United Airlines Holdings (NASDAQ:UAL) on Wednesday said it intends to cut domestic and international flights, the most dramatic steps yet as the airline industry tries to cope with a drop in demand due to the COVID-19 coronavirus outbreak.
In a message to employees, United said it would cut international flying by 20% and domestic flights by 10% in April, and park some of its larger, less fuel efficient widebody planes. Further cuts could follow in May, the airline said, if warranted by demand. The cuts were first reported by CNBC.
The airline industry has been among the sectors hardest hit by the coronavirus epidemic, with United saying last week that near-term demand on trans-Pacific routes had fallen 75% due to the outbreak.

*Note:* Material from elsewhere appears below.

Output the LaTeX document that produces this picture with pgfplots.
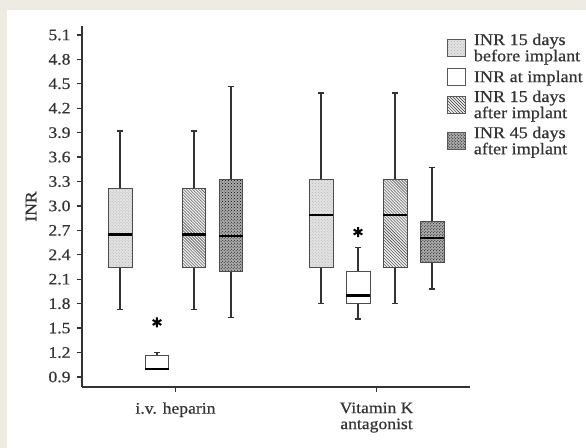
\documentclass[border=0pt]{standalone}
\usepackage{fontspec}
\setmainfont{Liberation Serif}[FakeStretch=1.1, FakeBold=0.5]
\usepackage{pgfplots}
\pgfplotsset{compat=1.18}
\usepgfplotslibrary{statistics}
\usetikzlibrary{patterns}
\definecolor{cream}{HTML}{EEECE2}
\definecolor{ln}{HTML}{333333}
\newcommand\myfont{\fontsize{16bp}{14.5bp}\selectfont}
\tikzset{
  bxA/.style={fill=gray!22, postaction={pattern=crosshatch dots, pattern color=gray!60}},
  bxB/.style={fill=white},
  bxC/.style={fill=gray!12, postaction={pattern=north west lines, pattern color=ln}},
  bxD/.style={fill=gray!65, postaction={pattern=crosshatch dots, pattern color=black}},
}
\pgfplotsset{
  bp/.style={forget plot, boxplot prepared={draw direction=y, box extend=0.119, whisker extend=0.03,
    every median/.style={draw=black, line width=2.4bp},
    every whisker/.style={draw=ln, line width=1.5bp},
    every box/.style={draw=gray!60!black, line width=0.9bp, #1}}},
}
\begin{document}
\begin{tikzpicture}
\fill[cream] (0bp,0bp) rectangle (586bp,448bp);
\fill[white] (7bp,0bp) rectangle (586bp,438bp);
\begin{axis}[
  at={(82bp,61bp)}, anchor=south west,
  scale only axis, width=388bp, height=361bp,
  xmin=0.535, xmax=2.465, ymin=0.777, ymax=5.21,
  axis lines=left, axis line style={-, line width=1.3bp, ln},
  tick align=outside, major tick length=5bp,
  tick style={line width=1.3bp, ln},
  xtick={1,2}, xticklabels={i.v. heparin, {Vitamin K\\antagonist}},
  xticklabel style={align=center, font=\fontsize{16bp}{16bp}\selectfont, text=ln, yshift=-7bp},
  ytick={0.9,1.2,1.5,1.8,2.1,2.4,2.7,3.0,3.3,3.6,3.9,4.2,4.5,4.8,5.1},
  yticklabel style={font=\myfont, text=ln, xshift=-3bp, /pgf/number format/.cd, fixed, fixed zerofill, precision=1, assume math mode=true},
  ylabel={INR},
  every axis y label/.style={at={(axis description cs:-0.1314,0.5)}, rotate=90, anchor=center, font=\myfont, text=ln},
  clip=false,
  legend style={draw=none, fill=none, at={(0.941,0.985)}, anchor=north west, inner sep=0pt, row sep=3bp, font=\fontsize{16.5bp}{14.5bp}\selectfont, text=ln,
    cells={anchor=west, align=left}},
  legend image code/.code={\draw[#1, draw=gray!70!black, line width=0.8bp] (0bp,-8bp) rectangle (18bp,9bp); \path (24bp,0bp);},
]
\addlegendimage{bxA}\addlegendentry{INR 15 days\\before implant}
\addlegendimage{bxB}\addlegendentry{INR at implant}
\addlegendimage{bxC}\addlegendentry{INR 15 days\\after implant}
\addlegendimage{bxD}\addlegendentry{INR 45 days\\after implant}
% i.v. heparin
\addplot[bp={bxA}, boxplot prepared={draw position=0.724, lower whisker=1.73, lower quartile=2.25, median=2.65, upper quartile=3.21, upper whisker=3.92}] coordinates {};
\addplot[bp={bxB}, boxplot prepared={draw position=0.908, lower whisker=1.0, lower quartile=1.0, median=1.0, upper quartile=1.16, upper whisker=1.20}] coordinates {};
\addplot[bp={bxC}, boxplot prepared={draw position=1.092, lower whisker=1.73, lower quartile=2.25, median=2.65, upper quartile=3.21, upper whisker=3.92}] coordinates {};
\addplot[bp={bxD}, boxplot prepared={draw position=1.276, lower whisker=1.63, lower quartile=2.19, median=2.63, upper quartile=3.32, upper whisker=4.47}] coordinates {};
% Vitamin K antagonist
\addplot[bp={bxA}, boxplot prepared={draw position=1.724, lower whisker=1.80, lower quartile=2.24, median=2.89, upper quartile=3.32, upper whisker=4.39}] coordinates {};
\addplot[bp={bxB}, boxplot prepared={draw position=1.908, lower whisker=1.61, lower quartile=1.80, median=1.90, upper quartile=2.19, upper whisker=2.49}] coordinates {};
\addplot[bp={bxC}, boxplot prepared={draw position=2.092, lower whisker=1.80, lower quartile=2.24, median=2.89, upper quartile=3.32, upper whisker=4.39}] coordinates {};
\addplot[bp={bxD}, boxplot prepared={draw position=2.276, lower whisker=1.98, lower quartile=2.31, median=2.61, upper quartile=2.81, upper whisker=3.47}] coordinates {};
% significance asterisks
\addplot[forget plot, only marks, mark=asterisk, mark size=5bp, mark options={line width=2bp, draw=black}] coordinates {(0.908,1.57) (1.908,2.68)};
\end{axis}
\end{tikzpicture}
\end{document}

In recent days, the disease has spread rapidly in new regions, including Italy and Korea, and the first cases in the United States were reported.

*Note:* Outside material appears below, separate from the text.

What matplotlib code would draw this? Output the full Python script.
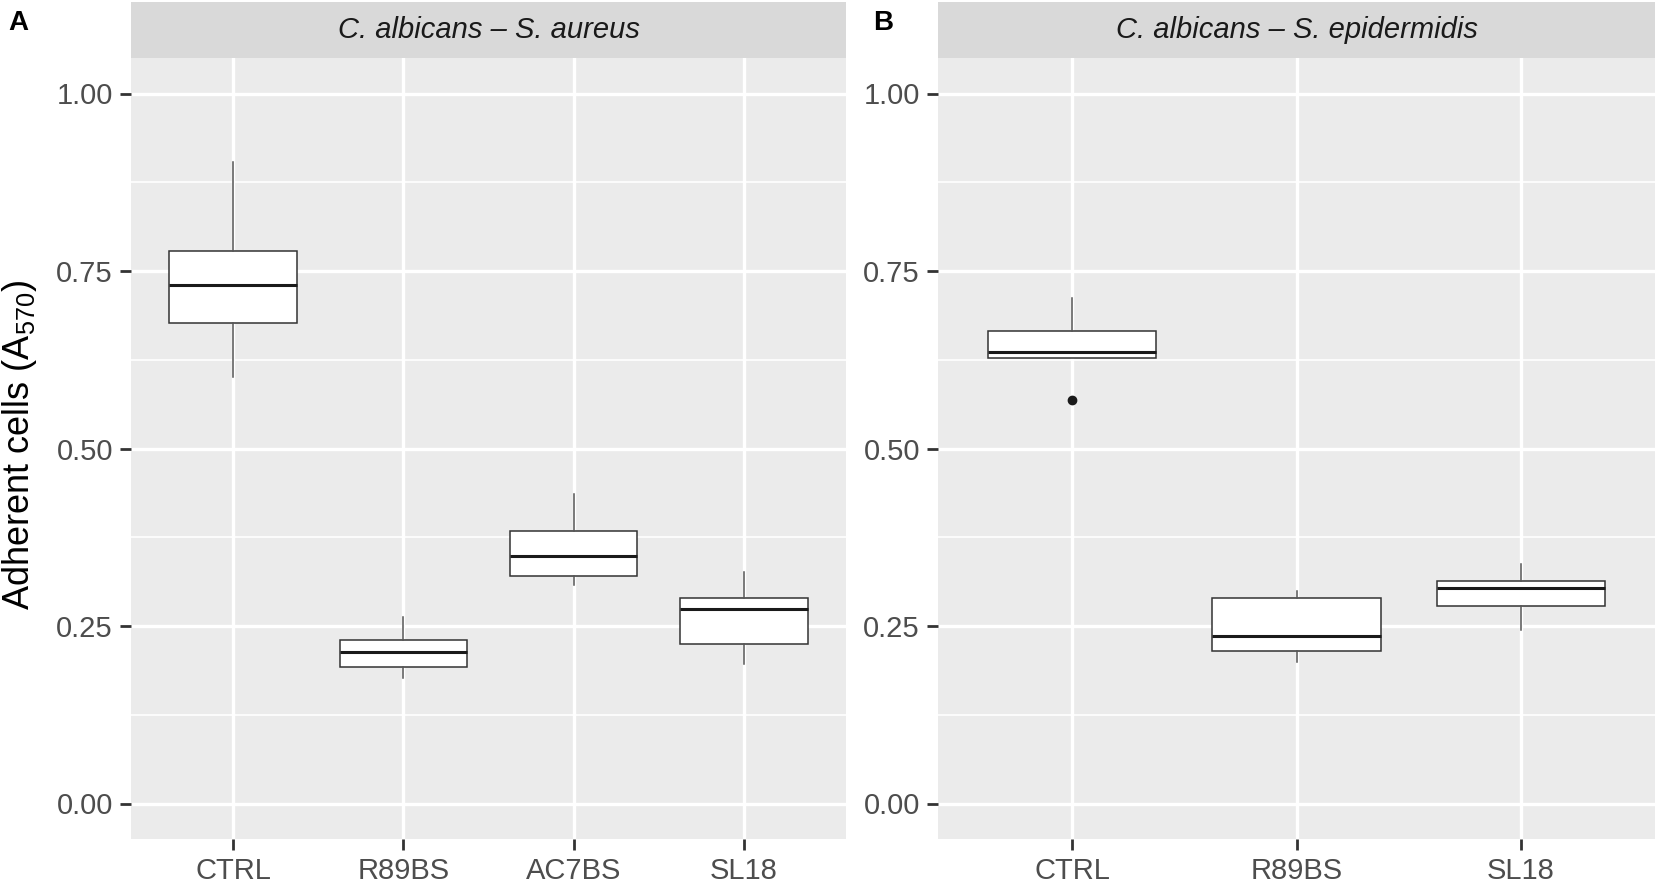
import matplotlib
matplotlib.use("Agg")
import matplotlib.pyplot as plt
from matplotlib.ticker import FixedLocator

plt.rcParams['font.family'] = ['Liberation Sans', 'DejaVu Sans']
plt.rcParams['mathtext.fontset'] = 'custom'
plt.rcParams['mathtext.rm'] = 'Liberation Sans'
plt.rcParams['mathtext.it'] = 'Liberation Sans:italic'

# panel A: C. albicans - S. aureus
groups_a = ["CTRL", "R89BS", "AC7BS", "SL18"]
whislo_a = [0.601, 0.177, 0.308, 0.196]
q1_a = [0.677, 0.192, 0.320, 0.225]
med_a = [0.730, 0.213, 0.349, 0.274]
q3_a = [0.778, 0.230, 0.384, 0.290]
whishi_a = [0.904, 0.263, 0.436, 0.326]
fliers_a = [[], [], [], []]

# panel B: C. albicans - S. epidermidis
groups_b = ["CTRL", "R89BS", "SL18"]
whislo_b = [0.627, 0.199, 0.245]
q1_b = [0.627, 0.215, 0.278]
med_b = [0.636, 0.236, 0.303]
q3_b = [0.665, 0.290, 0.313]
whishi_b = [0.712, 0.299, 0.338]
fliers_b = [[0.568], [], []]

title_a = "C. albicans \u2013 S. aureus"
title_b = "C. albicans \u2013 S. epidermidis"
y_ticks = [0.0, 0.25, 0.5, 0.75, 1.0]
y_labels = ["0.00", "0.25", "0.50", "0.75", "1.00"]
y_minor = [0.125, 0.375, 0.625, 0.875]

W, H = 1655, 883
fig = plt.figure(figsize=(W / 100, H / 100), dpi=100)


def make_stats(groups, lo, q1, med, q3, hi, fl):
    return [dict(label=g, whislo=lo[i], q1=q1[i], med=med[i], q3=q3[i],
                 whishi=hi[i], fliers=fl[i]) for i, g in enumerate(groups)]


def draw_panel(x0, x1, groups, stats, title):
    top, bottom, strip_top = 58, 839, 2
    ax = fig.add_axes([x0 / W, 1 - bottom / H, (x1 - x0) / W, (bottom - top) / H])
    ax.set_facecolor("#EBEBEB")
    ax.set_axisbelow(True)
    for s in ax.spines.values():
        s.set_visible(False)
    n = len(groups)
    pos = list(range(1, n + 1))
    ax.bxp(stats, positions=pos, widths=0.75, patch_artist=True, showcaps=False,
           boxprops=dict(facecolor="white", edgecolor="#333333", linewidth=1.1),
           medianprops=dict(color="#1a1a1a", linewidth=2.2),
           whiskerprops=dict(color="#555555", linewidth=1.1),
           flierprops=dict(marker="o", markerfacecolor="#1a1a1a",
                           markeredgecolor="#1a1a1a", markersize=6))
    ax.set_xlim(0.4, n + 0.6)
    ax.set_ylim(-0.05, 1.05)
    ax.set_xticks(pos)
    ax.set_xticklabels(groups)
    ax.set_yticks(y_ticks)
    ax.set_yticklabels(y_labels)
    ax.yaxis.set_minor_locator(FixedLocator(y_minor))
    ax.grid(which="major", color="white", linewidth=2.4)
    ax.grid(which="minor", axis="y", color="white", linewidth=1.2)
    ax.tick_params(which="major", length=8, width=2, color="#333333",
                   labelsize=21, labelcolor="#4D4D4D", pad=5)
    ax.tick_params(which="minor", length=0)

    sx = fig.add_axes([x0 / W, 1 - top / H, (x1 - x0) / W, (top - strip_top) / H])
    sx.set_facecolor("#D9D9D9")
    sx.set_xticks([])
    sx.set_yticks([])
    for s in sx.spines.values():
        s.set_visible(False)
    sx.text(0.5, 0.5, title, transform=sx.transAxes, ha="center", va="center",
            fontsize=21, style="italic", color="#1A1A1A")
    return ax


draw_panel(131, 846, groups_a,
           make_stats(groups_a, whislo_a, q1_a, med_a, q3_a, whishi_a, fliers_a), title_a)
draw_panel(938, 1655, groups_b,
           make_stats(groups_b, whislo_b, q1_b, med_b, q3_b, whishi_b, fliers_b), title_b)

fig.text(20 / W, 1 - 445 / H, "Adherent cells (A$_{\\mathregular{570}}$)",
         rotation=90, ha="center", va="center", fontsize=26)
fig.text(8 / W, 1 - 23 / H, "A", fontsize=20, fontweight="bold", ha="left", va="center")
fig.text(873 / W, 1 - 23 / H, "B", fontsize=20, fontweight="bold", ha="left", va="center")

fig.savefig("out.png", dpi=100)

The virus is spreading at a time when many U.S. consumers are making summer vacation plans, and there is growing concern by investors that this coronavirus will stifle demand during the key spring break, Easter, and summer travel seasons. A number of prominent conferences have also been postponed or canceled, and many large companies are suspending non-essential business travel while things play out.
United's decision to cut its spring schedule would appear to confirm that those fears are justified. Delta Air Lines (NYSE: DAL) and American Airlines Group (NASDAQ: AAL) have also cut flights into impacted international markets, but so far have not announced broad domestic cutbacks.
Shares of United are down 34% year to date, with most of that collapse occurring in the last two weeks.